Moreover, I have committed that all votes on matters of conscience will be free votes.

I am now taking a lead in the fight against political correctness to restore freedom of speech–whether it’s a pro-life group having their event cancelled at Wilfrid Laurier University; a student newspaper at McGill refusing to print pro-Israel articles; and protest surrounding University of Toronto professor Jordan Peterson for his views on gender pronouns. I voted against C-16 because I know Dr. Peterson is on the right side of history in his brave stance against political correctness run amok, and I encouraged my supporters to write to their Senators to try and stop it. A Scheer government will normalize diversity of thought and level the playing field so that everyone is free to express their ideas and beliefs.

It is important that conservatives are united in order to beat Justin Trudeau in 2019. Where Justin Trudeau believes that in order to stand as a Liberal candidate, you must be pro-choice, all Conservatives are welcome in my caucus. Where Conservatives brought forward historic initiatives to promote maternal and child health which were an example to the world, this Prime Minister is spending $650 Million exporting his own ideological agenda.  Let’s be clear, we need to defeat Justin Trudeau in 2019. I have the broad-based support and a positive vision for Canada that I know can beat Justin Trudeau in 2019, and that is what must happen. I humbly ask for your 1st, 2nd or 3rd vote. 

Those policies, among others—I also appreciate his commitment to the defeat of ISIS, his support of the State of Israel, his opposition to M-103, and his support for religious freedom—easily put Andrew Scheer in my top three. Scheer has a proven pro-life record, supports freedom of speech, conscience rights, religious freedom, and the rights of parents to pass on their values to their children. Social conservatives need a leader who actually lives out the values he espouses rather than simply paying lip service to them. A man who sends his children to a private Christian school, faithfully attends church, and has voted his values throughout his entire career is a man that I am happy to vote for.

7 thoughts on “Andrew Scheer: The Anti-Patrick Brown

  1. Doug and Cathy Marr says:

    Jonathon: Your top 3 are our top 3 as well…..but am still sorry that Andrew Scheer has made
    statements of not bringing up the “Abortion Issue” (to have laws lade down concerning ) for
    National Discussion and Action. Both Trost and Lemieux will do so !!! Still praying for guidance
    on this upcoming vote !!

    • Cathy Smith says:

      Hello Jonathon,
      I cannot reconcile a candidate who says he believes that families are the cornerstone of society. What is his definition of family when he voted against the party definition of marriage as between a man and a woman? It cannot be reconciled.
      If he does not believe in marriage as is taught by Jesus Christ and the Catholic Church then how can he uphold a belief in the family.
      Education is a provincial matter and any of the candidates who are talking about the parents’ right to choose an education
      are being disingenuous since they can have no say in that matter. Every province decides on the education of their citizens.
      Fundamentally stating that he believes in free votes but as leader he knows that he can veto any motion that a member would like to make. As a Speaker of the House, it is usual to allow members to speak on issues but the party whip decides who gets to speak and on what subject.
      The CBC interview was enough for me to question his real sincerity in dealing with any controversial issue.

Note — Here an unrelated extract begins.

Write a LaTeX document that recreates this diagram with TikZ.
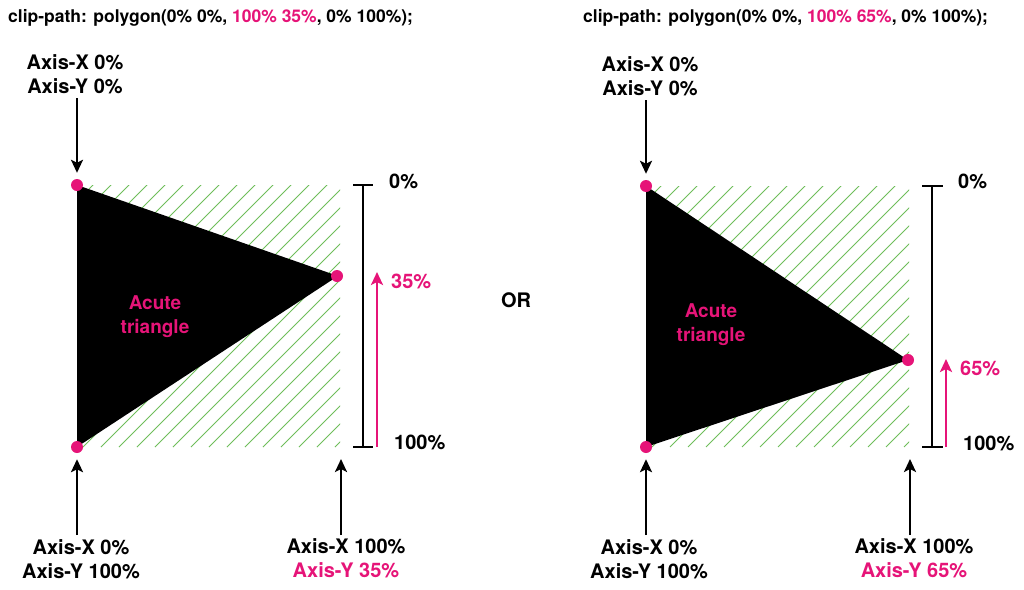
\documentclass[tikz,border=0pt]{standalone}
\usepackage{fontspec}
\setmainfont{TeX Gyre Heros}
\usetikzlibrary{arrows.meta}
\definecolor{hotpink}{RGB}{230,20,120}
\definecolor{hatchgreen}{RGB}{110,190,90}
\tikzset{
  lbl/.style={font=\fontsize{20}{24}\selectfont\bfseries, align=center, inner sep=0pt},
  tri/.style={font=\fontsize{19}{24}\selectfont\bfseries, align=center, inner sep=0pt, text=hotpink},
  pct/.style={font=\fontsize{20}{24}\selectfont\bfseries, anchor=west, inner sep=0pt},
  code/.style={font=\fontsize{17.5}{20}\selectfont\bfseries, anchor=west, inner sep=0pt},
  arr/.style={line width=2.4pt, -{Stealth[length=13pt,width=12pt,inset=3pt]}},
  parr/.style={line width=2.4pt, draw=hotpink, -{Stealth[length=13pt,width=12pt,inset=3pt]}},
  brk/.style={line width=2.2pt},
  dot/.style={circle, fill=hotpink, minimum size=12pt, inner sep=0pt},
  hatch/.style={draw=hatchgreen, line width=0.9pt},
}
\begin{document}
\begin{tikzpicture}[x=1pt,y=-1pt]
\useasboundingbox (0,0) rectangle (1024,589);
\fill[white] (0,0) rectangle (1024,589);

% ---------- LEFT PANEL ----------
\node[code] (codeL) at (8,18) {clip-path: polygon(0\% 0\%, \textcolor{hotpink}{100\% 35\%}, 0\% 100\%);};
\begin{scope}
  \clip (77,185) rectangle (340,447);
  \foreach \k in {-300,-282,...,300} {
    \draw[hatch] (77+\k,447) -- (77+\k+300,147);
  }
\end{scope}
\fill[black] (77,185) -- (338,276) -- (77,447) -- cycle;
\node[dot] (L1) at (77,185) {};
\node[dot] (L2) at (337,276) {};
\node[dot] (L3) at (77,447) {};
\node[tri] (triL) at (155,317) {Acute\\triangle};

\node[lbl] (tlL) at (75,74) {Axis-X 0\%\\Axis-Y 0\%};
\coordinate (tlLa) at (77,98);
\draw[arr] (tlLa) -- ([yshift=6pt]L1.north);

\node[lbl] (blL) at (81,559) {Axis-X 0\%\\Axis-Y 100\%};
\coordinate (blLa) at (77,535);
\draw[arr] (blLa) -- ([yshift=-6pt]L3.south);

\node[lbl] (brL) at (346,558) {Axis-X 100\%\\\textcolor{hotpink}{Axis-Y 35\%}};
\coordinate (brLa) at (341,535);
\coordinate (brLt) at (341,459);
\draw[arr] (brLa) -- (brLt);

\coordinate (bLt) at (363,185);
\coordinate (bLb) at (363,447);
\draw[brk] (bLt) -- (bLb);
\draw[brk] (353,185) -- (373,185);
\draw[brk] (353,447) -- (373,447);
\coordinate (pLb) at (377,447);
\coordinate (pLt) at (377,272);
\draw[parr] (pLb) -- (pLt);
\node[pct] (zL) at (389,181) {0\%};
\node[pct] (hL) at (394,442) {100\%};
\node[pct, text=hotpink] (pL) at (391,281) {35\%};

\node[font=\fontsize{20}{24}\selectfont\bfseries, inner sep=0pt] (or) at (516,300) {OR};

% ---------- RIGHT PANEL ----------
\node[code] (codeR) at (583,18) {clip-path: polygon(0\% 0\%, \textcolor{hotpink}{100\% 65\%}, 0\% 100\%);};
\begin{scope}
  \clip (646,186) rectangle (909,447);
  \foreach \k in {-300,-282,...,300} {
    \draw[hatch] (646+\k,447) -- (646+\k+300,147);
  }
\end{scope}
\fill[black] (646,186) -- (908,360) -- (646,447) -- cycle;
\node[dot] (R1) at (646,186) {};
\node[dot] (R2) at (908,360) {};
\node[dot] (R3) at (646,447) {};
\node[tri] (triR) at (711,325) {Acute\\triangle};

\node[lbl] (tlR) at (650,76) {Axis-X 0\%\\Axis-Y 0\%};
\coordinate (tlRa) at (646,100);
\draw[arr] (tlRa) -- ([yshift=6pt]R1.north);

\node[lbl] (blR) at (649,559) {Axis-X 0\%\\Axis-Y 100\%};
\coordinate (blRa) at (646,535);
\draw[arr] (blRa) -- ([yshift=-6pt]R3.south);

\node[lbl] (brR) at (914,558) {Axis-X 100\%\\\textcolor{hotpink}{Axis-Y 65\%}};
\coordinate (brRa) at (910,535);
\coordinate (brRt) at (910,459);
\draw[arr] (brRa) -- (brRt);

\coordinate (bRt) at (932,186);
\coordinate (bRb) at (932,447);
\draw[brk] (bRt) -- (bRb);
\draw[brk] (922,186) -- (943,186);
\draw[brk] (922,447) -- (943,447);
\coordinate (pRb) at (946,447);
\coordinate (pRt) at (946,359);
\draw[parr] (pRb) -- (pRt);
\node[pct] (zR) at (958,181) {0\%};
\node[pct] (hR) at (963,443) {100\%};
\node[pct, text=hotpink] (pR) at (960,368) {65\%};
\end{tikzpicture}
\end{document}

      • Paul Schratz says:

        Hi Cathy, my take on some of the points you raised.
        – Scheer didn’t vote against the definition of marriage. What he and many other principled Conservatives did was decide the party should not focus on the issue since it’s law and there’s no feasible way of repealing it. I’m not sure I’d have voted the same way, but picking your battles and adopting a neutral stance — the party does this on countless issues — to focus on other priorities is certainly defensible.
        – While education is a provincial responsibility, nothing prevents Ottawa from trying to influence it. In Scheer’s case he proposes doing just that with tax measures to support independent schools and homeschooling.
        – Scheer’s handling of the Warawa sex-selection vote was significant. He ruled on a point of privilege that caucus members weren’t bound by the whip. It was a victory for backbenchers, even if party leadership kicks up a fuss.

        • Gary Knight says:

          I heartily agree with Paul here, and with Kathleen following, and I agree as a devout and well informed Catholic Christian. It is not as if the government was faced, as the U.S. government was (and failed miserably) with the necessity to defend the actual definition of marriage. Under Barack Obama, the U.S. federal government failed its own duty to give a strong defence to the DOMA (Defense of Marriage Act) that came under attack from several state courts following the increasingly dangerous path of judicial activism. In Canada on the other hand, whar fell to the machinations of judicial activism was the Carter case, where all 9 S.C. justices allowed themselves to make the tacit (and false) assumption that suicide is a right. No well-constituted state can accord a right to subjects to opt out or terminate subjecthood, except by emigration. The fact that unfortunate people may do so, even appealing to radical self-determination, does not make it a right. Andrew Scheer worked to amend bill C-14 (‘maid’) to help diverrt this interpretation. If there is any sort of leader one might hope could correct such law still further (to defend conscience and to be sure to disavow the interpretation that suicide is a fundamental right), I think it is Andrew Scheer. He has picked his battles well.

  2. Kathleen says:

    Andrew Scheer did indeed support the motion to delete the definition of marriage from the Conservative party policy. As did Jason Kenny, for that matter. But recall that it was a lousy definition in the first place: it really wasn’t supportable by socons. It had simply said “a union between one man and one woman.” It did not say “for life” and it did not say “open to life.” It had been a bad compromise from the beginning, because the Party was not willing to take a stand against divorce and contraception, even though these are plainly contrary to the natural purpose of marriage. Under the Conservative Party definition, some series of short-term temporary marriages in which all sex was contraceptive would have met their minimal criterion. But it is far from a proper definition that socons could support! So, nothing really lost in losing it, and it is not a mark against either Kenny or Scheer that they voted to get rid of it.

    • Jane Howison says:

      Not so. Any so-con present at the 2005 Conservative Party of Canada policy convention in Montreal knows the definition of marriage was put forward by so-cons and supported by so-con delegates en masse. Its demise was descibed by one MP as “a-na-chro-NIS-tic.” another seemed to have no problem with its demise. This is what led a third MP, Brad Trost, to run in order to carry the so-con banner!